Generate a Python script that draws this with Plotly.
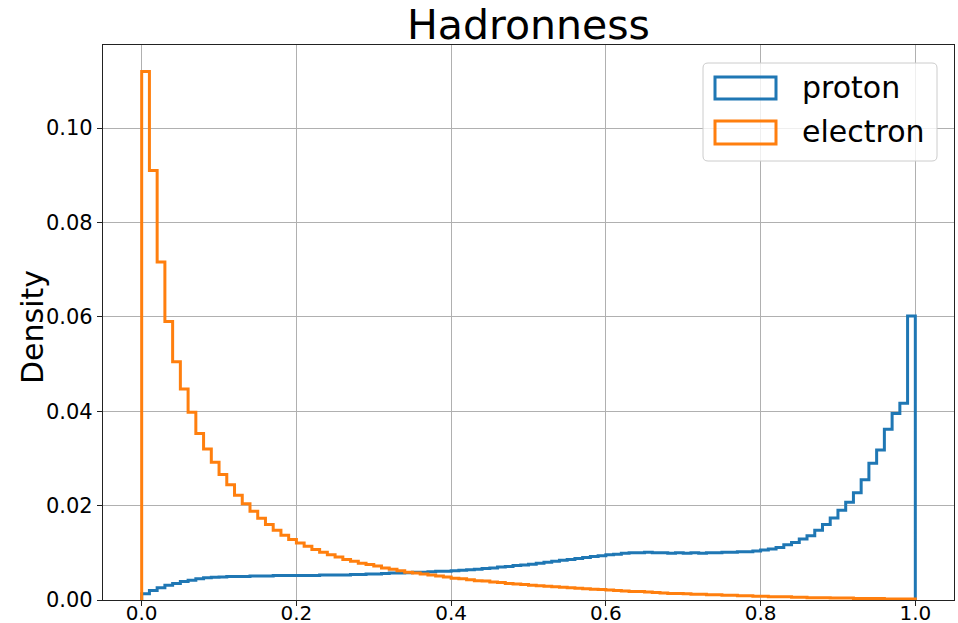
import numpy as np
import plotly.graph_objects as go

# Histogram binning: 100 equal bins on [0, 1]
bin_edges = np.linspace(0.0, 1.0, 101)

# Normalised bin contents (fraction of events per bin)
proton_density = [
    0.0013, 0.0020, 0.0026, 0.0031, 0.0035, 0.0039, 0.0042, 0.0045, 0.0047, 0.0048,
    0.0049, 0.0050, 0.0050, 0.0050, 0.0051, 0.0051, 0.0051, 0.0052, 0.0052, 0.0052,
    0.0052, 0.0052, 0.0052, 0.0053, 0.0053, 0.0053, 0.0053, 0.0054, 0.0054, 0.0055,
    0.0055, 0.0056, 0.0057, 0.0057, 0.0058, 0.0059, 0.0059, 0.0060, 0.0061, 0.0061,
    0.0062, 0.0063, 0.0064, 0.0065, 0.0067, 0.0068, 0.0070, 0.0071, 0.0073, 0.0074,
    0.0076, 0.0078, 0.0080, 0.0082, 0.0084, 0.0086, 0.0088, 0.0090, 0.0092, 0.0094,
    0.0096, 0.0097, 0.0099, 0.0100, 0.0100, 0.0101, 0.0100, 0.0100, 0.0099, 0.0100,
    0.0099, 0.0100, 0.0099, 0.0100, 0.0100, 0.0101, 0.0101, 0.0102, 0.0102, 0.0104,
    0.0106, 0.0108, 0.0111, 0.0117, 0.0122, 0.0129, 0.0136, 0.0148, 0.0160, 0.0174,
    0.0190, 0.0207, 0.0227, 0.0255, 0.0290, 0.0318, 0.0362, 0.0395, 0.0417, 0.0602,
]

electron_density = [
    0.1120, 0.0910, 0.0716, 0.0590, 0.0505, 0.0447, 0.0398, 0.0353, 0.0320, 0.0292,
    0.0266, 0.0244, 0.0222, 0.0204, 0.0188, 0.0173, 0.0160, 0.0148, 0.0137, 0.0128,
    0.0121, 0.0114, 0.0107, 0.0101, 0.0096, 0.0091, 0.0086, 0.0082, 0.0078, 0.0075,
    0.0072, 0.0068, 0.0065, 0.0062, 0.0059, 0.0057, 0.0055, 0.0053, 0.0051, 0.0049,
    0.0046, 0.0045, 0.0043, 0.0041, 0.0040, 0.0038, 0.0037, 0.0035, 0.0034, 0.0033,
    0.0031, 0.0030, 0.0029, 0.0028, 0.0027, 0.0026, 0.0025, 0.0024, 0.0023, 0.0022,
    0.0021, 0.0020, 0.0019, 0.0018, 0.0018, 0.0017, 0.0016, 0.0015, 0.0014, 0.0014,
    0.0013, 0.0012, 0.0012, 0.0011, 0.0011, 0.0010, 0.0010, 0.0009, 0.0009, 0.0008,
    0.0008, 0.0007, 0.0007, 0.0007, 0.0006, 0.0006, 0.0005, 0.0005, 0.0005, 0.0004,
    0.0004, 0.0004, 0.0003, 0.0003, 0.0003, 0.0003, 0.0002, 0.0002, 0.0002, 0.0002,
]

series_names = ["proton", "electron"]
series_colors = ["#1f77b4", "#ff7f0e"]

x_ticks = [0.0, 0.2, 0.4, 0.6, 0.8, 1.0]
x_tick_labels = ["0.0", "0.2", "0.4", "0.6", "0.8", "1.0"]
y_ticks = [0.00, 0.02, 0.04, 0.06, 0.08, 0.10]
y_tick_labels = ["0.00", "0.02", "0.04", "0.06", "0.08", "0.10"]

FONT = "DejaVu Sans"
W, H = 958, 623
L, R, T, B = 103, 954, 45, 600   # plot-area pixel box


def step_outline(edges, values):
    """Open step outline of a histogram: up from 0 at the first edge,
    across every bin, back down to 0 at the last edge."""
    xs = [edges[0]] + list(edges[:-1]) + [edges[-1]]
    ys = [0.0] + list(values) + [0.0]
    return xs, ys


fig = go.Figure()
for name, vals, col in zip(series_names, [proton_density, electron_density], series_colors):
    xs, ys = step_outline(bin_edges, vals)
    fig.add_trace(go.Scatter(
        x=xs, y=ys, mode="lines", name=name,
        line=dict(color=col, width=3, shape="hv"),
        showlegend=False, hoverinfo="skip",
    ))

y_top = max(max(proton_density), max(electron_density)) * 1.05

fig.update_layout(
    width=W, height=H,
    margin=dict(l=L, r=W - R, t=T, b=H - B),
    paper_bgcolor="white", plot_bgcolor="white",
    font=dict(family=FONT, color="black"),
    title=dict(text="Hadronness", x=(L + R) / 2 / W, xref="container", xanchor="center",
               y=1 - 25 / H, yref="container", yanchor="middle",
               font=dict(size=41, family=FONT, color="black")),
)

axis_common = dict(
    showgrid=True, gridcolor="#b0b0b0", gridwidth=1,
    showline=True, linecolor="#222222", linewidth=1.3, mirror=True,
    ticks="outside", ticklen=5, tickwidth=1.3, tickcolor="#222222",
    tickfont=dict(size=21, family=FONT, color="black"),
    zeroline=False, automargin=False,
)

fig.update_xaxes(range=[-0.05, 1.05], tickvals=x_ticks, ticktext=x_tick_labels, **axis_common)
fig.update_xaxes(ticklabelstandoff=-10, tickfont=dict(size=20, family=FONT, color="black"))
fig.update_yaxes(range=[0, y_top], tickvals=y_ticks, ticktext=y_tick_labels, **axis_common)


# Legend drawn with shapes so the patch handles have matplotlib-like proportions
def px_x(px):
    return (px - L) / (R - L)


def px_y(py):
    return (B - py) / (B - T)


def rounded_rect_path(x0, y0, x1, y1, r):
    pts = []
    pts.append(f"M {px_x(x0 + r)},{px_y(y0)}")
    pts.append(f"L {px_x(x1 - r)},{px_y(y0)}")
    pts.append(f"Q {px_x(x1)},{px_y(y0)} {px_x(x1)},{px_y(y0 + r)}")
    pts.append(f"L {px_x(x1)},{px_y(y1 - r)}")
    pts.append(f"Q {px_x(x1)},{px_y(y1)} {px_x(x1 - r)},{px_y(y1)}")
    pts.append(f"L {px_x(x0 + r)},{px_y(y1)}")
    pts.append(f"Q {px_x(x0)},{px_y(y1)} {px_x(x0)},{px_y(y1 - r)}")
    pts.append(f"L {px_x(x0)},{px_y(y0 + r)}")
    pts.append(f"Q {px_x(x0)},{px_y(y0)} {px_x(x0 + r)},{px_y(y0)} Z")
    return " ".join(pts)


shapes = [dict(type="path", xref="paper", yref="paper", layer="above",
               path=rounded_rect_path(703, 63, 937, 161, 5),
               fillcolor="rgba(255,255,255,0.8)", line=dict(color="#cccccc", width=1))]
annotations = [
    # y-axis title
    dict(text="Density", xref="paper", yref="paper", showarrow=False, textangle=-90,
         x=px_x(33), y=px_y(327), xanchor="center", yanchor="middle",
         font=dict(size=30, family=FONT, color="black")),
]
handle_rows = [(77, 99), (121, 144)]
for (y0, y1), name, col in zip(handle_rows, series_names, series_colors):
    shapes.append(dict(type="rect", xref="paper", yref="paper", layer="above",
                       x0=px_x(715), x1=px_x(776), y0=px_y(y1), y1=px_y(y0),
                       fillcolor="rgba(0,0,0,0)", line=dict(color=col, width=3)))
    annotations.append(dict(text=name, xref="paper", yref="paper", showarrow=False,
                            x=px_x(800), y=px_y((y0 + y1) / 2 - 1), xanchor="left", yanchor="middle",
                            font=dict(size=30, family=FONT, color="black")))

fig.update_layout(shapes=shapes, annotations=annotations)

fig.write_html("out.html")
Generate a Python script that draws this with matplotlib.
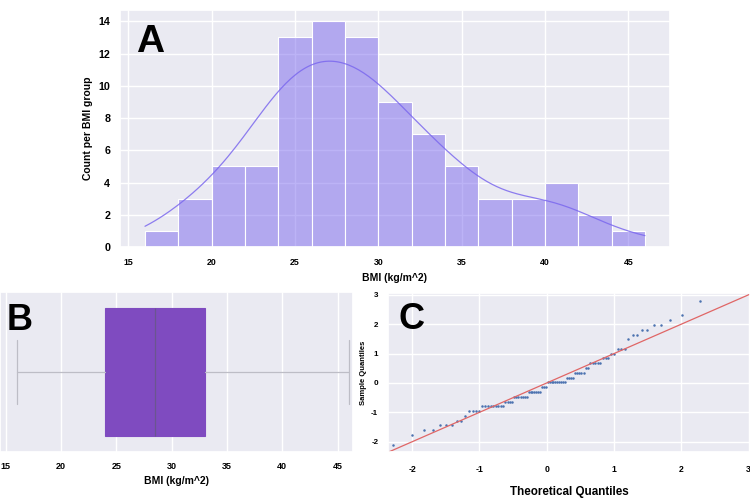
import numpy as np
import matplotlib
matplotlib.use("Agg")
import matplotlib.pyplot as plt
import seaborn as sns
from statistics import NormalDist

bmi_levels = [16, 18, 19, 20, 21, 22, 23, 24, 25, 26, 27, 28, 29, 30, 31,
              32, 33, 34, 35, 36, 38, 39, 40, 41, 42, 43, 46]
bmi_counts = [1, 1, 2, 3, 2, 1, 4, 9, 4, 7, 7, 3, 10, 4, 5,
              2, 5, 3, 2, 3, 1, 2, 2, 2, 1, 1, 1]
bin_edges = list(range(16, 48, 2))

bmi = np.repeat(bmi_levels, bmi_counts).astype(float)

sns.set_theme(style="darkgrid")
plt.rcParams['font.family'] = ['Liberation Sans', 'DejaVu Sans']
plt.rcParams['axes.unicode_minus'] = False
plt.rcParams['text.color'] = 'black'
plt.rcParams['axes.labelcolor'] = 'black'
plt.rcParams['xtick.color'] = 'black'
plt.rcParams['ytick.color'] = 'black'

fig = plt.figure(figsize=(7.5, 5), dpi=100)

# --- A: histogram with KDE
ax_a = fig.add_axes([0.16, 0.506, 0.7333, 0.474])
sns.histplot(bmi, bins=bin_edges, kde=True, color='mediumslateblue', alpha=0.5,
             edgecolor='white', linewidth=0.8, line_kws={'lw': 0.9, 'alpha': 0.85}, ax=ax_a)
ax_a.set_xlim(14.5, 47.5)
ax_a.set_ylim(0, 14.7)
ax_a.set_xticks([15, 20, 25, 30, 35, 40, 45])
ax_a.set_yticks(range(0, 15, 2))
ax_a.tick_params(axis='x', labelsize=6.3, pad=2)
ax_a.tick_params(axis='y', labelsize=7.7, pad=1)
for t in ax_a.get_xticklabels() + ax_a.get_yticklabels():
    t.set_fontweight('bold')
ax_a.set_xlabel('BMI (kg/m^2)', fontsize=7.5, fontweight='bold', labelpad=4)
ax_a.set_ylabel('Count per BMI group', fontsize=7.5, fontweight='bold', labelpad=4)
ax_a.text(0.029, 0.823, 'A', transform=ax_a.transAxes, fontsize=28,
          fontweight='bold', va='baseline')

# --- B: horizontal boxplot
ax_b = fig.add_axes([0.0, 0.096, 0.4707, 0.32])
ax_b.boxplot(bmi, orientation='horizontal', widths=0.8, positions=[0],
             patch_artist=True, showfliers=False,
             boxprops=dict(facecolor='#7f4bc0', edgecolor='#7f4bc0', linewidth=0.8),
             medianprops=dict(color='#6a5590', linewidth=0.9),
             whiskerprops=dict(color='#bdbdc6', linewidth=0.9),
             capprops=dict(color='#bdbdc6', linewidth=0.9),
             capwidths=0.4)
ax_b.set_ylim(0.5, -0.5)
ax_b.set_xlim(14.5, 46.4)
ax_b.set_yticks([])
ax_b.set_xticks([15, 20, 25, 30, 35, 40, 45])
ax_b.tick_params(axis='x', labelsize=6.5, pad=1)
for t in ax_b.get_xticklabels():
    t.set_fontweight('bold')
ax_b.set_xlabel('BMI (kg/m^2)', fontsize=7.5, fontweight='bold', labelpad=4)
ax_b.text(0.02, 0.76, 'B', transform=ax_b.transAxes, fontsize=26,
          fontweight='bold', va='baseline')

# --- C: normal Q-Q plot
n = len(bmi)
theoretical = np.array([NormalDist().inv_cdf(i / (n + 1)) for i in range(1, n + 1)])
sample = np.sort((bmi - bmi.mean()) / bmi.std())

ax_c = fig.add_axes([0.5173, 0.096, 0.4827, 0.318])
ax_c.plot(theoretical, sample, 'o', color='#4c72b0', markersize=1.8,
          markeredgewidth=0)
lims = np.array([-3.0, 3.5])
ax_c.plot(lims, lims, color='#e06666', lw=0.9)
ax_c.set_xlim(-2.36, 3.02)
ax_c.set_ylim(-2.35, 3.06)
ax_c.set_xticks([-2, -1, 0, 1, 2, 3])
ax_c.set_yticks([-2, -1, 0, 1, 2, 3])
ax_c.tick_params(axis='x', labelsize=6.2, pad=3)
ax_c.tick_params(axis='y', labelsize=5.8, pad=1)
for t in ax_c.get_xticklabels() + ax_c.get_yticklabels():
    t.set_fontweight('bold')
ax_c.set_xlabel('Theoretical Quantiles', fontsize=8.4, fontweight='bold', labelpad=9)
ax_c.set_ylabel('Sample Quantiles', fontsize=5.5, fontweight='bold', labelpad=3)
ax_c.text(0.028, 0.774, 'C', transform=ax_c.transAxes, fontsize=26,
          fontweight='bold', va='baseline')

fig.savefig('out.png', dpi=100)
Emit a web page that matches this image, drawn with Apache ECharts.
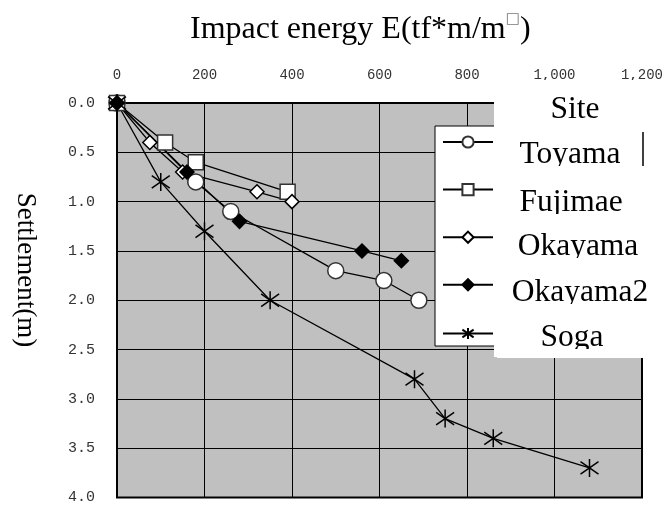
<!DOCTYPE html>
<html>
<head>
    <meta charset="UTF-8">
    <title></title>
    <style>
        html, body { margin: 0; padding: 0; background: #fff; }
    </style>
</head>
<body>
<div id="main" style="width: 666px;height:505px;"></div>
<script type="text/javascript" src="https://cdn.jsdelivr.net/npm/echarts@6/dist/echarts.min.js"></script>
<script type="text/javascript">
    // values: impact energy (x) / settlement (y)
    var siteNames = ['Toyama', 'Fujimae', 'Okayama', 'Okayama2', 'Soga'];

    var toyamaE = [0, 180, 260, 500, 610, 690];
    var toyamaS = [0, 0.8, 1.1, 1.7, 1.8, 2.0];

    var fujimaeE = [0, 110, 180, 390];
    var fujimaeS = [0, 0.4, 0.6, 0.9];

    var okayamaE = [0, 75, 150, 320, 400];
    var okayamaS = [0, 0.4, 0.7, 0.9, 1.0];

    var okayama2E = [0, 160, 280, 560, 650];
    var okayama2S = [0, 0.7, 1.2, 1.5, 1.6];

    var sogaE = [0, 100, 200, 350, 680, 750, 860, 1080];
    var sogaS = [0, 0.8, 1.3, 2.0, 2.8, 3.2, 3.4, 3.7];

    var xTicks = [0, 200, 400, 600, 800, 1000, 1200];
    var yTicks = [0, 0.5, 1.0, 1.5, 2.0, 2.5, 3.0, 3.5, 4.0];

    function pairs(xs, ys) {
        var out = [];
        for (var i = 0; i < xs.length; i++) {
            out.push([xs[i], ys[i]]);
        }
        return out;
    }

    // asterisk marker (vertical bar + X), stroke only
    var starPath = 'path://M0,-10L0,10M-9,-7L9,7M-9,7L9,-7';

    function lineSeries(name, xs, ys, symbol, size, fill, border) {
        return {
            name: name,
            type: 'line',
            data: pairs(xs, ys),
            symbol: symbol,
            symbolSize: size,
            showAllSymbol: true,
            lineStyle: { color: '#000', width: 1.3 },
            itemStyle: { color: fill, borderColor: border, borderWidth: 1.5, opacity: 1 },
            emphasis: { disabled: true },
            z: 3
        };
    }

    // legend names are drawn next to the icons, sitting a bit low and
    // cut at the baseline like in the original sheet
    var nameX = [570, 571, 578, 580, 572];
    var nameBase = [165, 213, 257, 303, 348];

    var graphics = [
        {
            type: 'rect',
            z: 10,
            shape: { x: 435, y: 126, width: 200, height: 220 },
            style: { fill: '#fff', stroke: '#000', lineWidth: 1 }
        },
        {
            type: 'rect',
            z: 11,
            shape: { x: 494, y: 80, width: 172, height: 277 },
            style: { fill: '#fff', stroke: null }
        },
        {
            type: 'line',
            z: 12,
            shape: { x1: 643, y1: 132, x2: 643, y2: 172 },
            style: { stroke: '#000', lineWidth: 1.5 }
        },
        {
            type: 'text',
            z: 12,
            x: 575,
            y: 109.5,
            style: {
                text: 'Site',
                fontFamily: 'Liberation Serif',
                fontSize: 31.5,
                fill: '#000',
                textAlign: 'center',
                textVerticalAlign: 'middle'
            }
        },
        {
            type: 'text',
            z: 12,
            x: 25,
            y: 270,
            rotation: -Math.PI / 2,
            style: {
                text: 'Settlement(m)',
                fontFamily: 'Liberation Serif',
                fontSize: 27,
                fill: '#000',
                textAlign: 'center',
                textVerticalAlign: 'middle'
            }
        }
    ];
    for (var k = 0; k < siteNames.length; k++) {
        graphics.push({
            type: 'text',
            z: 12,
            x: nameX[k],
            y: nameBase[k] - 10.6,
            style: {
                text: siteNames[k],
                fontFamily: 'Liberation Serif',
                fontSize: 31.5,
                fill: '#000',
                textAlign: 'center',
                textVerticalAlign: 'middle'
            }
        });
        graphics.push({
            type: 'rect',
            z: 13,
            shape: { x: 497, y: nameBase[k] + 1, width: 169, height: 9 },
            style: { fill: '#fff', stroke: null }
        });
    }

    var myChart = echarts.init(document.getElementById('main'));

    var option = {
        animation: false,
        backgroundColor: '#fff',
        title: {
            text: 'Impact energy E(tf*m/m{sup|□})',
            left: 190,
            top: 12,
            padding: 0,
            textStyle: {
                fontFamily: 'Liberation Serif',
                fontSize: 32,
                fontWeight: 'normal',
                color: '#000',
                lineHeight: 36,
                rich: {
                    sup: {
                        fontFamily: 'DejaVu Sans',
                        fontSize: 15,
                        color: '#777',
                        verticalAlign: 'top',
                        lineHeight: 36
                    }
                }
            }
        },
        grid: {
            left: 117,
            top: 103,
            width: 526,
            height: 395,
            show: true,
            backgroundColor: '#c0c0c0',
            borderColor: '#000',
            borderWidth: 2
        },
        xAxis: {
            type: 'value',
            position: 'top',
            min: xTicks[0],
            max: xTicks[xTicks.length - 1],
            interval: 200,
            axisLine: { show: false },
            axisTick: { show: false },
            axisLabel: {
                margin: 21,
                fontFamily: 'Liberation Mono',
                fontSize: 14,
                color: '#333',
                formatter: function (v) {
                    return v >= 1000 ? Math.floor(v / 1000) + ',' + String(v % 1000).padStart(3, '0') : String(v);
                }
            },
            splitLine: { show: true, lineStyle: { color: '#000', width: 1 } }
        },
        yAxis: {
            type: 'value',
            inverse: true,
            min: yTicks[0],
            max: yTicks[yTicks.length - 1],
            interval: 0.5,
            axisLine: { show: false },
            axisTick: { show: false },
            axisLabel: {
                margin: 22,
                fontFamily: 'Liberation Mono',
                fontSize: 15,
                color: '#333',
                formatter: function (v) { return v.toFixed(1); }
            },
            splitLine: { show: true, lineStyle: { color: '#000', width: 1 } }
        },
        legend: {
            orient: 'vertical',
            left: 442,
            top: 135,
            padding: 0,
            itemWidth: 50,
            itemHeight: 14,
            itemGap: 34,
            selectedMode: false,
            z: 20,
            data: siteNames,
            formatter: function () { return ''; },
            textStyle: { fontSize: 1, padding: 0 }
        },
        graphic: graphics,
        series: [
            lineSeries('Toyama', toyamaE, toyamaS, 'circle', 16, '#fff', '#333'),
            lineSeries('Fujimae', fujimaeE, fujimaeS, 'rect', 15, '#fff', '#333'),
            lineSeries('Okayama', okayamaE, okayamaS, 'diamond', 14, '#fff', '#000'),
            lineSeries('Okayama2', okayama2E, okayama2S, 'diamond', 14, '#000', '#000'),
            lineSeries('Soga', sogaE, sogaS, starPath, 18, 'none', '#000')
        ]
    };

    myChart.setOption(option);
</script>
</body>
</html>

--------------------------------------------------

**Written request:**
Everything above from the line with "Generate a Python script that draws this with matplotlib." through the line with "fig = plt.figure(figsize=(7.5, 5), dpi=100)" should be retyped exactly, and nothing else; omit pictures.

**Problem solution:**
Generate a Python script that draws this with matplotlib.
import numpy as np
import matplotlib
matplotlib.use("Agg")
import matplotlib.pyplot as plt
import seaborn as sns
from statistics import NormalDist

bmi_levels = [16, 18, 19, 20, 21, 22, 23, 24, 25, 26, 27, 28, 29, 30, 31,
              32, 33, 34, 35, 36, 38, 39, 40, 41, 42, 43, 46]
bmi_counts = [1, 1, 2, 3, 2, 1, 4, 9, 4, 7, 7, 3, 10, 4, 5,
              2, 5, 3, 2, 3, 1, 2, 2, 2, 1, 1, 1]
bin_edges = list(range(16, 48, 2))

bmi = np.repeat(bmi_levels, bmi_counts).astype(float)

sns.set_theme(style="darkgrid")
plt.rcParams['font.family'] = ['Liberation Sans', 'DejaVu Sans']
plt.rcParams['axes.unicode_minus'] = False
plt.rcParams['text.color'] = 'black'
plt.rcParams['axes.labelcolor'] = 'black'
plt.rcParams['xtick.color'] = 'black'
plt.rcParams['ytick.color'] = 'black'

fig = plt.figure(figsize=(7.5, 5), dpi=100)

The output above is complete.